Though archaeologists have theories about mound uses, they’re not sure what prompted so many groups to build them across the centuries. “I expect to spend the rest of my career on this,” says Kassabaum, who directs Penn’s archaeological fieldwork at the Smith Creek mound site in Mississippi.

She discovered her profession as a child, digging in the backyard of her home near Saint Louis and visiting Illinois’s Cahokia Mounds, the largest prehistoric settlement of people and monumental architecture north of Mexico. From about 1000 to 1500 CE, Cahokia was home to 20,000 people and consisted of hundreds of mounds. Many now lie beneath Saint Louis and East Saint Louis.

'Moundbuilders' display case. Artifacts from Smith Creek, Mississippi, are displayed in context to put visitors in archaeologists' boots. (Photo courtesy of Penn Museum.)
'Moundbuilders' display case. Artifacts from Smith Creek, Mississippi, are displayed in context to put visitors in archaeologists' boots. (Photo courtesy of Penn Museum.)

Sacred spaces still

In curating the exhibition, Kassabaum puts visitors into archaeologists’ boots, displaying artifacts that demonstrate how she and her colleagues extrapolate the past from what’s visible in the present.
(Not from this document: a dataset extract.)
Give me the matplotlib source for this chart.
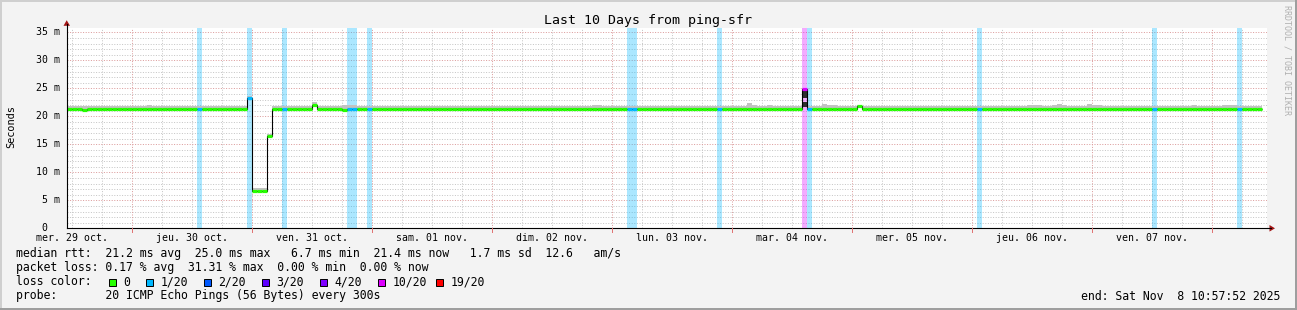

Much of Moundbuilders focuses on Smith Creek, constructed by the Coles Creek Culture, which inhabited the region between 700 and 1200 CE.

Photographs by Jenny Ellerbe and Tom Patton effectively depict the way mounds hide in plain sight: present when you know what to look for, blending into the landscape when you don’t.

Videos show the dig site and what happens to artifacts in the lab, as well as commentary by the Eastern Band of the Cherokee on the significance of North Carolina’s Kituwah Mound. The Cherokee believe their people were born at Kituwah and gather annually for a moundbuilding ceremony. In the 19th century, the Cherokee were forcibly relocated from here to Oklahoma along the Trail of Tears. A tribal prophecy says they were destined to lose the site and reclaim it. And so they have.

“I wanted to emphasize that these places are tied to contemporary communities,” says Kassabaum. “They are actively utilizing ancient mounds today.”

Some still undiscovered

Mounds are commonly found in river valleys because, Kassabaum explains, rivers provide ample food and therefore time for other pursuits. Tens of thousands of mounds are thought to have once dotted the Mississippi valley.

As at Cahokia, the building of cities, highways, and farming leveled mounds over great swaths of land. Kassabaum says that because of centuries of farming, mounds are not found along the East Coast. The mounds nearest Philadelphia are Irvine Flats, in northwestern Pennsylvania’s Buckaloons Recreation Area of the Allegheny National Forest, and Fernleigh Mound, in Cooperstown, New York.

'Moundbuilders' display case. Artifacts from Smith Creek, Mississippi, are displayed in context to put visitors in archaeologists' boots. (Photo courtesy of Penn Museum.)
'Moundbuilders' display case. Artifacts from Smith Creek, Mississippi, are displayed in context to put visitors in archaeologists' boots. (Photo courtesy of Penn Museum.)

Though many have disappeared, there are still mounds to be found, especially in settled areas that tolerate irregular terrain. “Golf courses and cemeteries are good places,” Kassabaum recommends. But don’t bother looking further west than Texas. Evidently, ancients beyond the Mississippi engaged in activities better suited to those environments, such as carving cliff dwellings in the Southwest and creating totem poles in the timber-rich Northwest.

When is a hill a mound?

So when is a big hill really an ancient mound? To know, you have to dig. A mound core sample has a specific signature: two stripes of dark topsoil separated by lighter dirt, which indicates that earth was piled atop an existing surface. Whether it’s prehistoric depends on the artifacts. For an archaeologist, broken is better.

“Broken things show daily life,” Kassabaum says. “If I went into your house and you weren’t there, I could see things you left out. But if I really wanted to know how you lived, I’d go through your garbage.” For example, if a curved pottery fragment can be read as coming from a large platter, it says the location was ceremonial — many were fed; food was served, but not necessarily cooked, on site. Also, an archaeologist can date pottery by its edging as efficiently as a fashionista can tell a blouse’s era by its trim.

Moundbuilders uncovers the largely unknown phenomenon of monumental building right in our own backyard. For thousands of years, these mysterious structures transformed the landscape and those who built them.